The Endless Struggle: Bhopal Settlement Violated in the Labyrinth of Law
India Legal|December 21, 2020
The victims of “the largest peacetime industrial disaster” have not only been deprived of full compensation, but face additional threats and new insecurities. The callous indifference of the bureaucracy and politicians has made matters worse
Prof Upendra Baxi
The Endless Struggle: Bhopal Settlement Violated in the Labyrinth of Law

DECEMBER 2-3 marked the 36th Bhopal catastrophe anniversary. But only for valiant survivors and victims of successive Bhopal catastrophes1 , not for Madhya Pradesh or the Union government. And by the time this article is published, India would have again celebrated International Human Rights Day on December 10.

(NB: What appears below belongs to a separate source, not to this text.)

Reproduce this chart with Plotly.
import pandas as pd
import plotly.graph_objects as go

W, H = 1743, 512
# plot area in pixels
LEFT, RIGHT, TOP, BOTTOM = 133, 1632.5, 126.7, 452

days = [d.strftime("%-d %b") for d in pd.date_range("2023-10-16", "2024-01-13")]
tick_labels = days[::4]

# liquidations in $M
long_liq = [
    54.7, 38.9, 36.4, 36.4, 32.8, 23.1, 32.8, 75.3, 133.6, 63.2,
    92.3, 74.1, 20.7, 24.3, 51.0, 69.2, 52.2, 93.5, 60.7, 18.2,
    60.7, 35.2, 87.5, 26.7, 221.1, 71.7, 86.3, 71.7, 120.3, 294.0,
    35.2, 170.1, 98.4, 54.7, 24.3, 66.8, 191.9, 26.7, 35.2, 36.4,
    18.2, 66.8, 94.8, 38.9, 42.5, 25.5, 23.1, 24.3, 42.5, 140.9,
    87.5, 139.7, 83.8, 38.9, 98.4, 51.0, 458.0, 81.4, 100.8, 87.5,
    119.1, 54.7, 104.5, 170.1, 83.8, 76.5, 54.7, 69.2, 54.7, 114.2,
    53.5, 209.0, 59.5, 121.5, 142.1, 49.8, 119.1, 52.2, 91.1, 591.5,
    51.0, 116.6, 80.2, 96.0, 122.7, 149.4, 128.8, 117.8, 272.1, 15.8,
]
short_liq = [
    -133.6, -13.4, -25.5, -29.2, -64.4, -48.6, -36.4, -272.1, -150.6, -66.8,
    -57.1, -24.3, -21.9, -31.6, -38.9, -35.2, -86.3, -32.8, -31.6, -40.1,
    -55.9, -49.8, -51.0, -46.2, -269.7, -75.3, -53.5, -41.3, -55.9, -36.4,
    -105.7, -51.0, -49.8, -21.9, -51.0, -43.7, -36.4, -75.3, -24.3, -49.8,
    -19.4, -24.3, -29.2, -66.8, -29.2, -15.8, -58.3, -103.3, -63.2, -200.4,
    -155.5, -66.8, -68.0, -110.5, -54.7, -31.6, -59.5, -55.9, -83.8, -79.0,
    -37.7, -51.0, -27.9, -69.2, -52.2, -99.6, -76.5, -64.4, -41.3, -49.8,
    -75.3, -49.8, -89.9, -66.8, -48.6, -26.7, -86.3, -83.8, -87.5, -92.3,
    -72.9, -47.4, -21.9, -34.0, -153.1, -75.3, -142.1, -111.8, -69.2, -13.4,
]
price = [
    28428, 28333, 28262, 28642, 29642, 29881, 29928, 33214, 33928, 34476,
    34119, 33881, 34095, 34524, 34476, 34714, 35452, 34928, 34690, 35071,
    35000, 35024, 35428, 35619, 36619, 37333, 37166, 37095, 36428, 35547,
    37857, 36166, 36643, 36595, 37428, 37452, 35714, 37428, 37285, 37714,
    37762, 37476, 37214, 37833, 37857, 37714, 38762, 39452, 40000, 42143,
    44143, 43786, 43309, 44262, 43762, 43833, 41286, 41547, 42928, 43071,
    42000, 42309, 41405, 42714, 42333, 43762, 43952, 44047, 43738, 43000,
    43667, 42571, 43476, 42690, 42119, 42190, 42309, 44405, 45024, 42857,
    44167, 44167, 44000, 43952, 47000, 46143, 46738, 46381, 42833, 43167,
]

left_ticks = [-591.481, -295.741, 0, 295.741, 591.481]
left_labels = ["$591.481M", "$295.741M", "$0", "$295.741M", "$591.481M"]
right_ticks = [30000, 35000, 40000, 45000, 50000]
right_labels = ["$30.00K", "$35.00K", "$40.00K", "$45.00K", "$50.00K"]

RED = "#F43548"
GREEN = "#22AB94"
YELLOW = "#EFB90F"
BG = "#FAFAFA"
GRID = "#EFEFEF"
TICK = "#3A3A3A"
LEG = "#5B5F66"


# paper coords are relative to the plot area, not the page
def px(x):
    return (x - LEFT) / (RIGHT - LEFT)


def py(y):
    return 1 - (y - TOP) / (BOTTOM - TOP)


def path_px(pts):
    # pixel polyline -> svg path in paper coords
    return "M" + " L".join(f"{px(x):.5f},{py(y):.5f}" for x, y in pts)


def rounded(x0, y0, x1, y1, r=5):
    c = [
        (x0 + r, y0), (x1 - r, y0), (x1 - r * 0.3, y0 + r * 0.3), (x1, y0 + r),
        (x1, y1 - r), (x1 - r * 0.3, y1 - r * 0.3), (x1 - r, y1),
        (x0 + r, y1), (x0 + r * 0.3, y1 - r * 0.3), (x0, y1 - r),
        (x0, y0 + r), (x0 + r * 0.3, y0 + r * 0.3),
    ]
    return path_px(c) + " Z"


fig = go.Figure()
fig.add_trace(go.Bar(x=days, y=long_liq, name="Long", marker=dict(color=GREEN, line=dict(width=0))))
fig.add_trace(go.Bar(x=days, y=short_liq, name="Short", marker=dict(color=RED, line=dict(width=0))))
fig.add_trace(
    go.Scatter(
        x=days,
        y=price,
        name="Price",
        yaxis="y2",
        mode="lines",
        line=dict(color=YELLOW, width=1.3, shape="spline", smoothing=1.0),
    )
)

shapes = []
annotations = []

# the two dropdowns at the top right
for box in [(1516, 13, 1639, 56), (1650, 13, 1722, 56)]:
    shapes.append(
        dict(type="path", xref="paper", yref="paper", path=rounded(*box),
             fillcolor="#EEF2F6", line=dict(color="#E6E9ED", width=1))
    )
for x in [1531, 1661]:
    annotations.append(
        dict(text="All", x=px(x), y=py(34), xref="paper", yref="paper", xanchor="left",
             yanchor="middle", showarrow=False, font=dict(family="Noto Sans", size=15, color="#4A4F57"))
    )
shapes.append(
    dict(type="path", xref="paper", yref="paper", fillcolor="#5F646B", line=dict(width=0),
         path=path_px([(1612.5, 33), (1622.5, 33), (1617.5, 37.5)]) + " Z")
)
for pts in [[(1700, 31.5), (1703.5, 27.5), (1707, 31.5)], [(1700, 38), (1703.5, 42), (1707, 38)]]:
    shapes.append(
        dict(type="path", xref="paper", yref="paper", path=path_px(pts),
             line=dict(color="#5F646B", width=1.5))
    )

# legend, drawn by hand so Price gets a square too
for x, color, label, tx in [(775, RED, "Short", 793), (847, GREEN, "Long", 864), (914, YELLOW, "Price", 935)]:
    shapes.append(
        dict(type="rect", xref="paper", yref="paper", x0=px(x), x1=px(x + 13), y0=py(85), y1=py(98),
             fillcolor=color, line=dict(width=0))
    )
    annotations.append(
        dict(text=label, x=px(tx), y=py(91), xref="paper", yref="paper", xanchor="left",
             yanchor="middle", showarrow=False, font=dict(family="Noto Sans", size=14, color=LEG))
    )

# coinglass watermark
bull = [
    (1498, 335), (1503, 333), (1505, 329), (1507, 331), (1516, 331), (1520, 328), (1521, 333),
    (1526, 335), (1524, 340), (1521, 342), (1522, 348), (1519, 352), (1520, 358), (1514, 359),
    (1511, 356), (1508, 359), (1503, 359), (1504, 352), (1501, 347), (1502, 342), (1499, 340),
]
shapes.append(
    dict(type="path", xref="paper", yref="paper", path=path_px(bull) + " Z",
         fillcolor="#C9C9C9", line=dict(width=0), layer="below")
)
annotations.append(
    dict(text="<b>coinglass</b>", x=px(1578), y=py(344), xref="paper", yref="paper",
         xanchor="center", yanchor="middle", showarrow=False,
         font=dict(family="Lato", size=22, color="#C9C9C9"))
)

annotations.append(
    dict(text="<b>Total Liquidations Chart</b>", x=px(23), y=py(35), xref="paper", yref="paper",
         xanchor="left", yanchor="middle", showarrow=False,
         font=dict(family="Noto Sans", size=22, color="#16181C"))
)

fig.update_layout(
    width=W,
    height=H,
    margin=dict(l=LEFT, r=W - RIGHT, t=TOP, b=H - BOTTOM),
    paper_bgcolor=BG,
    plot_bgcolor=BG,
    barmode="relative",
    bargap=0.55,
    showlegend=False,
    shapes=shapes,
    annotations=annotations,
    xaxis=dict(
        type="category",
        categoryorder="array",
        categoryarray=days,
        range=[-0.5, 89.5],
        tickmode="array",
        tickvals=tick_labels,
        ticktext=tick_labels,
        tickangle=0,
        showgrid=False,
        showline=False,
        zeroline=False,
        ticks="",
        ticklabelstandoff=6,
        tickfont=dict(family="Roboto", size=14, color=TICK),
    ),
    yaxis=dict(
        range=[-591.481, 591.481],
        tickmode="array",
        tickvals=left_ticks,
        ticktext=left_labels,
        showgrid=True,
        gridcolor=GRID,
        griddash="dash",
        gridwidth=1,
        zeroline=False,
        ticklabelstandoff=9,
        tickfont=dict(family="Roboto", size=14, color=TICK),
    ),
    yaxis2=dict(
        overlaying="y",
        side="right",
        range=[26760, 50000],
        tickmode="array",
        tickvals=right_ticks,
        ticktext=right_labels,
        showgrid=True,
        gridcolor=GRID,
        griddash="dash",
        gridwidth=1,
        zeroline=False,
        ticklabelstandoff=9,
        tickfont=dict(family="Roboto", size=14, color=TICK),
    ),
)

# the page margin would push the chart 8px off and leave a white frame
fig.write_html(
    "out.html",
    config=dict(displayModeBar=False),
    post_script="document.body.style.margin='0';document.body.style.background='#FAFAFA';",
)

Anniversaries come and go, so do chief ministers and prime ministers, but the plight of the Bhopal survivors remains the same. Theirs is the estate of suffering and struggle, but increasingly, Generation X and beyond have no meaning or use for them. For them, the event occurred a long time ago, before they were born, school and college curricula have no mention of them and the booming, buzzing chaos that is social media has no time or inclination to engage and sustain old struggles. At any rate, moving on means coping with the struggles of the day. They are concerned with new injustices, and recalling old sorrows does not quite help. Let the bygones perish because they already have; what matters is the near and median future.

While there is much going for this kind of presentism, there is also much to be learned from the immediate and distant past. Society is doomed to oblivion when it obliterates from human memory the injustices of the recent past. In fact, injustices at least defined as evils that could have been avoided or ameliorated can never be past; they need to be tackled in the present and future. Not in vain did Czech novelist Milan Kundera declare that the struggle of men (and I add women) for justice is the struggle of memory over forgetfulness. And following Kundera, as I said at the first anniversary of the Bhopal catastrophe, contrary to the public adage public memory is not short; the truth is that it is made short by forces of domination and imperialism.